WRITTEN INSTRUCTION |
List every line below containing "with".

RECORD EXTRACTS |
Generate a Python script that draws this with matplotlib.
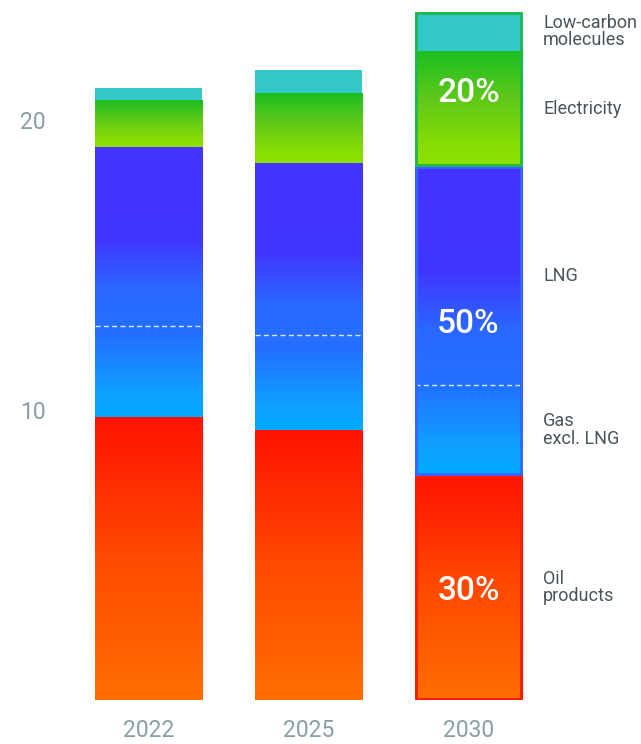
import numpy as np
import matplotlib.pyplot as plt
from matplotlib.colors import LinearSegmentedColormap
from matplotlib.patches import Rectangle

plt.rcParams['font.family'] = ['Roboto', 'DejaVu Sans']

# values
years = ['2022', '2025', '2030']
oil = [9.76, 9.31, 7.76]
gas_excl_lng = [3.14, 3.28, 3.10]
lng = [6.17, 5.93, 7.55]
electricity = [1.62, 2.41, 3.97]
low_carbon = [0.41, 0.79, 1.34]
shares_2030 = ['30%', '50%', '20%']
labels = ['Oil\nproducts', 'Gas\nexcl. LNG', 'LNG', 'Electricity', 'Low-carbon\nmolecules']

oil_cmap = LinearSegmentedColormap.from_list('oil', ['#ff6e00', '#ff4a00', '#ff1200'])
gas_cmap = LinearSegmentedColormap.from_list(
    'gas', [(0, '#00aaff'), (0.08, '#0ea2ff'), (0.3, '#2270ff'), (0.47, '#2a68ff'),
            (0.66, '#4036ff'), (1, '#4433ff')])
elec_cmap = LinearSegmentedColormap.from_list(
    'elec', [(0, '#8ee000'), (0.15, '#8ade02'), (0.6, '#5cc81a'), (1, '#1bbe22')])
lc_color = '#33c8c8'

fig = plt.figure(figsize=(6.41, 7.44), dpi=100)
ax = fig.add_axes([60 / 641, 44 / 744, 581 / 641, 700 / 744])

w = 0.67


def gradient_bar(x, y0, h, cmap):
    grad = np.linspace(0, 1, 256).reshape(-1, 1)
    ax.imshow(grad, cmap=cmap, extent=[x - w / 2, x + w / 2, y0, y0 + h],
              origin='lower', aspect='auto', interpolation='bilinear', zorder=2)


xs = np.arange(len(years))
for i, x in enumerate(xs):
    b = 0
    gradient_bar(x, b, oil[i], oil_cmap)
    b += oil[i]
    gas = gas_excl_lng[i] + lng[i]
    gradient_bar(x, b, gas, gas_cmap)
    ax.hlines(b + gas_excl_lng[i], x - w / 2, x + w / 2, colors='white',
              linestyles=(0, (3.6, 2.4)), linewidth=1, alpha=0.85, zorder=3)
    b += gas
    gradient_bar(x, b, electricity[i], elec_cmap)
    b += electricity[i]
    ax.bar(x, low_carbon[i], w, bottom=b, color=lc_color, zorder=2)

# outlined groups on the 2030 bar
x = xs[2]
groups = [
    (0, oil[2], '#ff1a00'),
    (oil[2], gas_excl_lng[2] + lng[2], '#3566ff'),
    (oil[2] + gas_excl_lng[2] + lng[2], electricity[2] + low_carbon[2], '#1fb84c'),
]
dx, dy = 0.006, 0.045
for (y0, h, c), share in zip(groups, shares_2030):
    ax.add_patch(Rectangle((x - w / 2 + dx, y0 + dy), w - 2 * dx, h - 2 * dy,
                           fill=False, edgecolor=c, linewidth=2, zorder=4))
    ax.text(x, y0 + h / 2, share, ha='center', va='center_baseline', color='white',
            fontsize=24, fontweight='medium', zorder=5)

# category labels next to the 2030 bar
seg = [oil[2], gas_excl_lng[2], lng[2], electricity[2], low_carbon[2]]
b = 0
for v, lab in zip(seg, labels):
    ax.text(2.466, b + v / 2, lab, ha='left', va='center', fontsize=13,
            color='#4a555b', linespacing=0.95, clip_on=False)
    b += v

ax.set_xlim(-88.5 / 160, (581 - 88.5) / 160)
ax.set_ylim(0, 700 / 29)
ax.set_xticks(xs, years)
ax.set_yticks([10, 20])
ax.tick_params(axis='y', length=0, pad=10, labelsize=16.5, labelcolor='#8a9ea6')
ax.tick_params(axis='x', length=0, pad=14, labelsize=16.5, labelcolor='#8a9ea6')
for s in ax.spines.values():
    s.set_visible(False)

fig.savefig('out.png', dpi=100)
---
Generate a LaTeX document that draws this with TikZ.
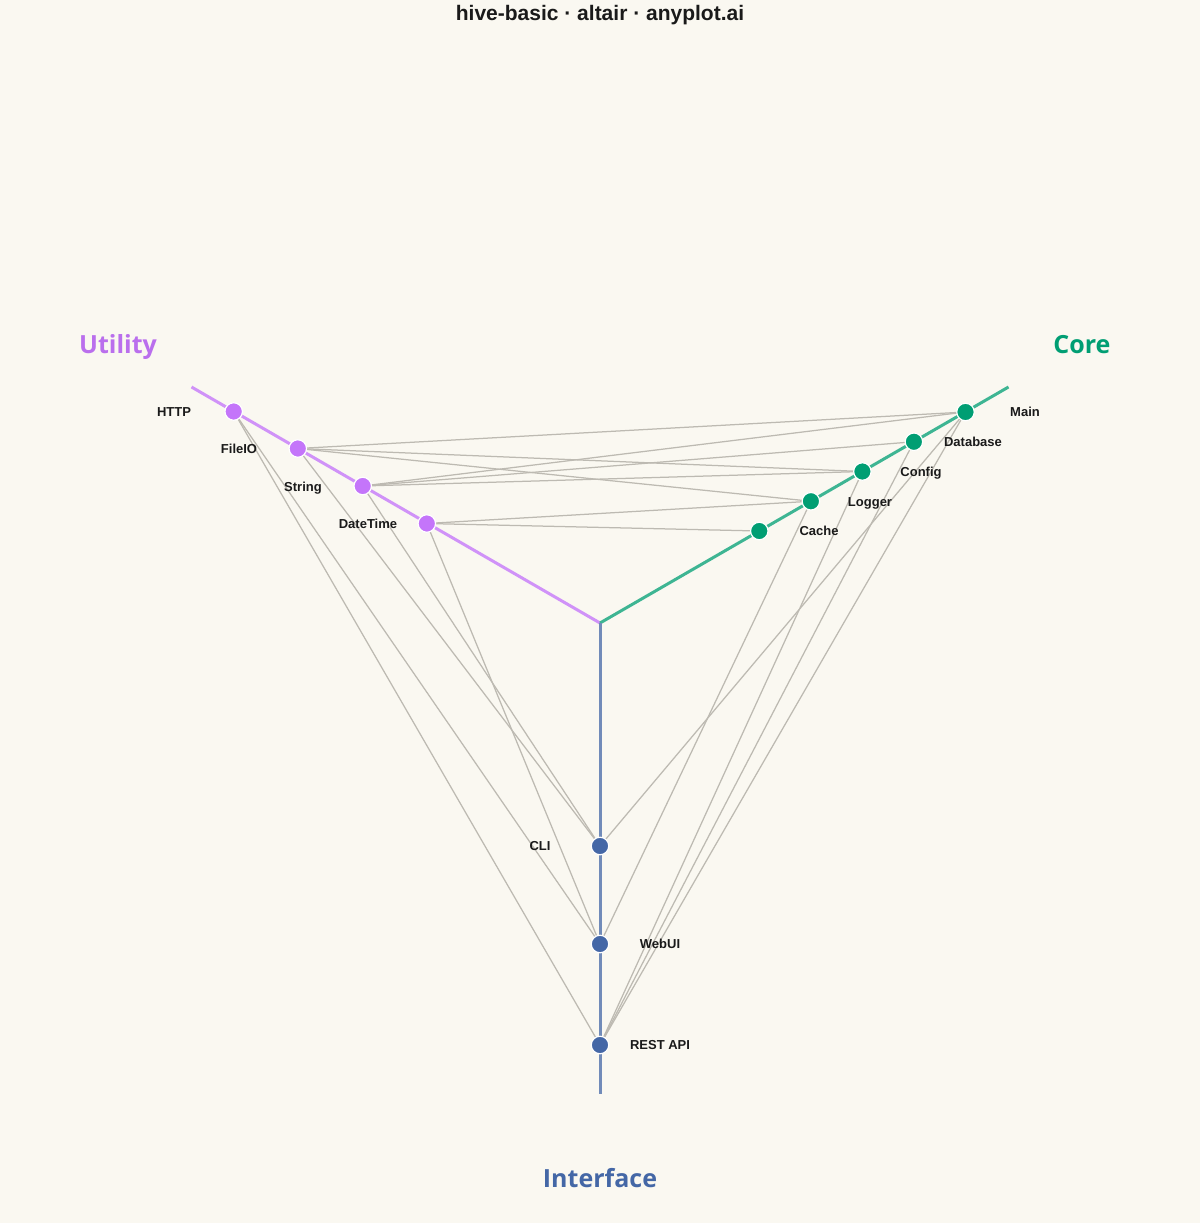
==
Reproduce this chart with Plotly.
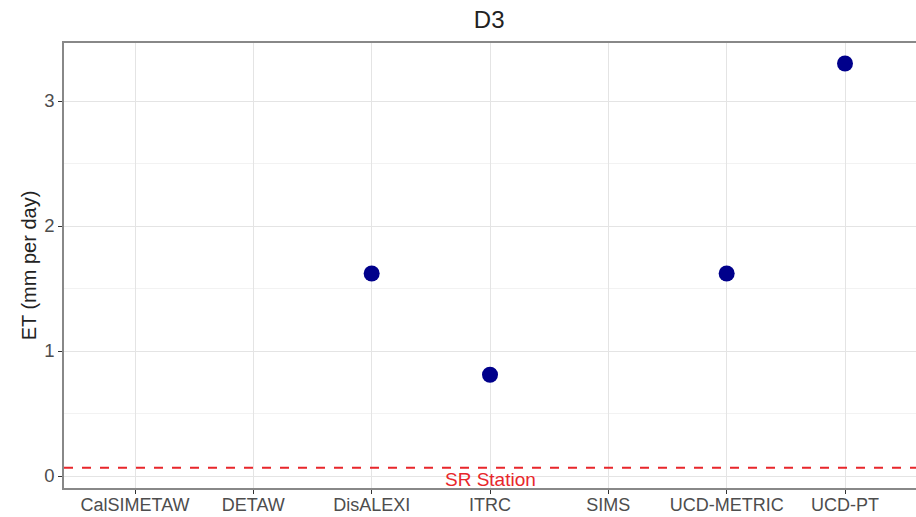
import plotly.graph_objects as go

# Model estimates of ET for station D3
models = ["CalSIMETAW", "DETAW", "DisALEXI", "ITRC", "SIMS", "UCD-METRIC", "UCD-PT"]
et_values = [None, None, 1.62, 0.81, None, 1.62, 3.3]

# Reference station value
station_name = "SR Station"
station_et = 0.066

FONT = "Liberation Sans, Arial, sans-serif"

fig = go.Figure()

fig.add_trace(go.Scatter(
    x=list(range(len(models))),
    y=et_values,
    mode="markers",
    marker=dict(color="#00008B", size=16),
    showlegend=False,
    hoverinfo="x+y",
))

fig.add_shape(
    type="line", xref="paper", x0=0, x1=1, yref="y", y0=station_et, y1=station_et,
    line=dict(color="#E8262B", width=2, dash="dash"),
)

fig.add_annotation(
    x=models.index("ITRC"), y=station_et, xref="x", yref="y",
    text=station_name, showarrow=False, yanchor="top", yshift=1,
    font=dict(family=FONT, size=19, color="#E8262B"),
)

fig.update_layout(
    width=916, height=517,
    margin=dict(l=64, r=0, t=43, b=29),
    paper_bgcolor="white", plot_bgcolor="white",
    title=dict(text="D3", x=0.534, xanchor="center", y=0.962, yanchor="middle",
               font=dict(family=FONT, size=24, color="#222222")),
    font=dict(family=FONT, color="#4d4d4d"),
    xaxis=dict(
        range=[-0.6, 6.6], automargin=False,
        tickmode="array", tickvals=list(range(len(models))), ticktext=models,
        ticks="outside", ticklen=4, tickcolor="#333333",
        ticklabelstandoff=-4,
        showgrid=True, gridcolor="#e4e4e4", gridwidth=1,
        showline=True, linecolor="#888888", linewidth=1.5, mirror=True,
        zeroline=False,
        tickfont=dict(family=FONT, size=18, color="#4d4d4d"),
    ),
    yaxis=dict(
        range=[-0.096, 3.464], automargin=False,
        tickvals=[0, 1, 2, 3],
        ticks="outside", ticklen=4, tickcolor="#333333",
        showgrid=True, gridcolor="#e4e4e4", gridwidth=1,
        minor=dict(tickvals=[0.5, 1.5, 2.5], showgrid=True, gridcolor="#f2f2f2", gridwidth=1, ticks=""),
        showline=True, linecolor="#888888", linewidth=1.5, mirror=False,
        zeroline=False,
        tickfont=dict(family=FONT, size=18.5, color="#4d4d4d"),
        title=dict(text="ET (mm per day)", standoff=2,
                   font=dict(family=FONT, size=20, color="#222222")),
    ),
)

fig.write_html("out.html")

RESPONSE |
Generate a Python script that draws this with matplotlib.
Generate a LaTeX document that draws this with TikZ.
Reproduce this chart with Plotly.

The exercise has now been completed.